Henry Clay Needham (1851-1936), a prominent member of the Prohibition Party, came to town in 1888 from Kentucky (by way of Kansas) with the intention of establishing a dry colony here.
He settled on a portion of the 10,000 acres that his colleagues had purchased one year earlier from the nascent Newhall Land and Farming Company. Needham's own section
of approximately 770 acres was located southwest of today's intersection of Newhall Avenue and Sierra Highway — the modern location of Eternal Valley Cemetery
and the Gate-King Industrial Park at Needham Ranch.
In an oil-worker town where saloons outnumbered churches, the idea of a dry colony was doomed from the start. But Needham did get so far as to subdivide the 10,000 acres.
Even today, his handiwork — the St. John Subdivision — appears in title reports for real estate in the Newhall area.
One other lingering reminder of Needham's presence is the Newhall Water Company, which he established (or purchased from others, depending on the source) and sold to A.B. Perkins in 1920.
The water company would morph into the Newhall County Water District, which ultimately merged with the Castaic Lake Water Agency to become the Santa Clarita
Valley Water Agency.
About the Needham ranch house, his granddaughter Marjorie Segerstrom Coffill remembered:
The entire upper floor of the ranch house was the sleeping quarters, a large loft partitioned by curtains for privacy. I was always a bit frightened sleeping there,
although the beds were big and comfortable with clean sheets and wonderful quilts. But even a well-ventilated second floor got very hot in the summer months.
For many years there was a privy in the back yard, a root cellar, and a cold cellar. ... Running water came only to the kitchen and to a wash basin.
Cooking was done on a wood stove, and illumination was provided by kerosene lamps. No electricity reached the house until the early 1930s.
Read more here.
Additional research is needed to determine the exact location of the Needham ranch house and outbuildings, which burned down in one of the huge wildfires of the 1960s — perhaps but
not necessarly the 1962 fire that consumed Melody Ranch.
In 1957, Needham's heirs sold the 770 acres to a man who held it only a short time before selling it (today we'd say he flipped it) to Mark Gates Sr. (1907-1972), a funeral director
who wanted to establish his own cemetery. It was a logical place, because Needham's property included Newhall's Pioneer Cemetery on the old Sanford Lyon property.
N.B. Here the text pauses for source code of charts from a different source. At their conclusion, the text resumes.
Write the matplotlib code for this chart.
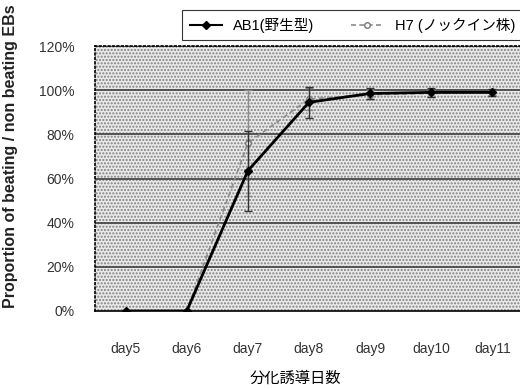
import matplotlib
matplotlib.use("Agg")
import matplotlib.pyplot as plt
from matplotlib.lines import Line2D
import numpy as np

plt.rcParams['font.family'] = ['Liberation Sans', 'Noto Sans CJK JP', 'DejaVu Sans']

days = ["day5", "day6", "day7", "day8", "day9", "day10", "day11"]
ab1 = [0, 0, 63.5, 94.5, 98.5, 99, 99]
ab1_err = [0, 0, 18, 7, 2.5, 2, 1.5]
h7 = [0, 0, 76, 96, 98, 98.5, 99]
h7_err = [0, 0, 24, 5, 2, 1.5, 1]
yticks = [0, 20, 40, 60, 80, 100, 120]
labels = ["AB1(野生型)", "H7 (ノックイン株)"]

fig = plt.figure(figsize=(5.2, 3.9), dpi=100)
ax = fig.add_axes([95/520, 79/390, 428/520, 265/390])

x = np.arange(len(days))
ax.set_facecolor("#e9e9e9")
ax.patch.set_hatch(".....")
ax.patch.set_edgecolor("#808080")
ax.patch.set_linewidth(0)

for t in yticks[1:]:
    ax.axhline(t, color="#4a4a4a", lw=1.3, zorder=1)

ax.errorbar(x, h7, yerr=h7_err, color="#8c8c8c", lw=1.2, ls=(0, (3, 2)),
            marker="o", ms=4, mfc="white", mec="#777777", capsize=3,
            elinewidth=1, zorder=3)
ax.errorbar(x, ab1, yerr=ab1_err, color="black", lw=2, marker="D", ms=4,
            capsize=3, elinewidth=1, ecolor="#333333", zorder=4)

ax.set_xlim(-0.5, 6.5)
ax.set_ylim(0, 120)
ax.set_xticks(x)
ax.set_xticklabels(days, fontsize=10, color="#333333")
ax.set_yticks(yticks)
ax.set_yticklabels([f"{t}%" for t in yticks], fontsize=10, color="#333333")
ax.tick_params(axis="x", length=0, pad=22)
ax.tick_params(axis="y", length=0, pad=15)
for s in ax.spines.values():
    s.set_linestyle(":")
    s.set_color("black")
    s.set_linewidth(1.2)
ax.spines["bottom"].set_linestyle("-")

ax.set_ylabel("Proportion of beating / non beating EBs", fontsize=11.5,
              fontweight="bold", color="#222222")
ax.yaxis.set_label_coords(-0.18, 0.585)
fig.text(295/520, 1 - 378/390, "分化誘導日数", ha="center", va="center",
         fontsize=11, family=['Noto Sans CJK JP'])

handles = [Line2D([], [], color="black", lw=1.5, marker="D", ms=4),
           Line2D([], [], color="#8c8c8c", lw=1.2, ls=(0, (3, 2)), marker="o",
                  ms=4, mfc="white", mec="#777777")]
leg = fig.legend(handles, labels, ncol=2, loc="upper left",
                 bbox_to_anchor=(175/520, 1 - 3/390), fontsize=10.5,
                 frameon=True, fancybox=False, edgecolor="black",
                 handlelength=2.2, columnspacing=2.5, borderpad=0.5)
leg.get_frame().set_linewidth(0.8)

fig.savefig("out.png", dpi=100)
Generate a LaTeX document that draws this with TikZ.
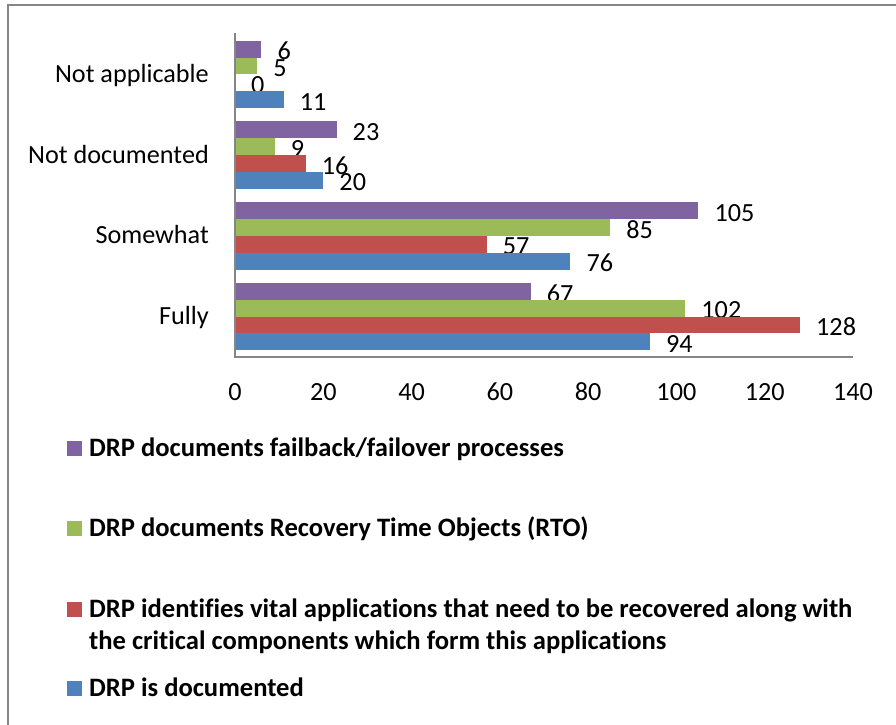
\documentclass[tikz,border=0pt]{standalone}
\usepackage{fontspec}
\setmainfont{Carlito}[Ligatures=NoCommon]
\definecolor{serBlue}{HTML}{4F81BD}
\definecolor{serRed}{HTML}{C0504D}
\definecolor{serGreen}{HTML}{9BBB59}
\definecolor{serPurple}{HTML}{8064A2}
\definecolor{axisgray}{HTML}{868686}
\begin{document}
\begin{tikzpicture}[x=1pt,y=-1pt,
  chartframe/.style={draw=axisgray,line width=1.5pt},
  axisline/.style={draw=axisgray,line width=1.5pt},
  catlabel/.style={anchor=base east,inner sep=0pt,font=\fontsize{26.2}{31}\selectfont},
  vallabel/.style={anchor=west,inner sep=0pt,font=\fontsize{26.2}{31}\selectfont},
  ticklabel/.style={anchor=base,inner sep=0pt,font=\fontsize{26.2}{31}\selectfont},
  legtext/.style={anchor=base west,inner sep=0pt,
    font=\fontsize{26.6}{32}\selectfont\bfseries},
  legkey/.style={anchor=north west,minimum size=15pt,inner sep=0pt}]
\clip (0,0) rectangle (896,724);
% outer chart border
\draw[chartframe] (8,5) rectangle (930,760);

% bars and their value labels; series 0..3 stacked from the top of each category
\foreach \s/\col/\vals in {0/serPurple/{6,23,105,67},1/serGreen/{5,9,85,102},
                           2/serRed/{0,16,57,128},3/serBlue/{11,20,76,94}}{
  \foreach \v [count=\c from 0] in \vals {
    \pgfmathsetmacro\bartop{34+\c*80.75+6.73+\s*16.82}
    \pgfmathsetmacro\barend{235+\v*4.414}
    \ifnum\v>0
      \fill[\col] (235,\bartop) rectangle (\barend,\bartop+16.82);
    \fi
    \node[vallabel] (val-\s-\c) at (\barend+16,\bartop+10.4) {\v};
  }
}

% axes
\coordinate (origin) at (235,357);
\coordinate (ytop) at (235,33);
\coordinate (xend) at (853,357);
\draw[axisline] (ytop) -- (origin) -- (xend);

% category labels
\foreach \name [count=\c from 0] in {Not applicable,Not documented,Somewhat,Fully}{
  \node[catlabel] (cat-\c) at (209,{34+\c*80.75+48.4}) {\name};
}

% value axis tick labels
\foreach \t in {0,20,...,140}{
  \node[ticklabel] (tick-\t) at ({235+\t*4.414},400) {\t};
}

% legend
\node[legkey,fill=serPurple] (key-p) at (67,441) {};
\node[legtext] (leg-p) at (89,456) {DRP documents failback/failover processes};
\node[legkey,fill=serGreen] (key-g) at (67,521) {};
\node[legtext] (leg-g) at (89,536) {DRP documents Recovery Time Objects (RTO)};
\node[legkey,fill=serRed] (key-r) at (67,602) {};
\node[legtext] (leg-r) at (89,617) {DRP identifies vital applications that need to be recovered along with};
\node[legtext] (leg-r2) at (89,649) {the critical components which form this applications};
\node[legkey,fill=serBlue] (key-b) at (67,681) {};
\node[legtext] (leg-b) at (89,696) {DRP is documented};
\end{tikzpicture}
\end{document}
Gates carved out approximately
200 acres for his new Eternal Valley Cemetery, and the balance of the property remained in the family until Gates' son, Mark Gates Jr., developed part of it into an industrial park (construction commenced in
2017) and transfered an oak-studded, 240-acre riparian section to the city of Santa Clarita as permanent open space.
AP1017: 9600 dpi jpeg from 35mm negative scanned by Stan Walker.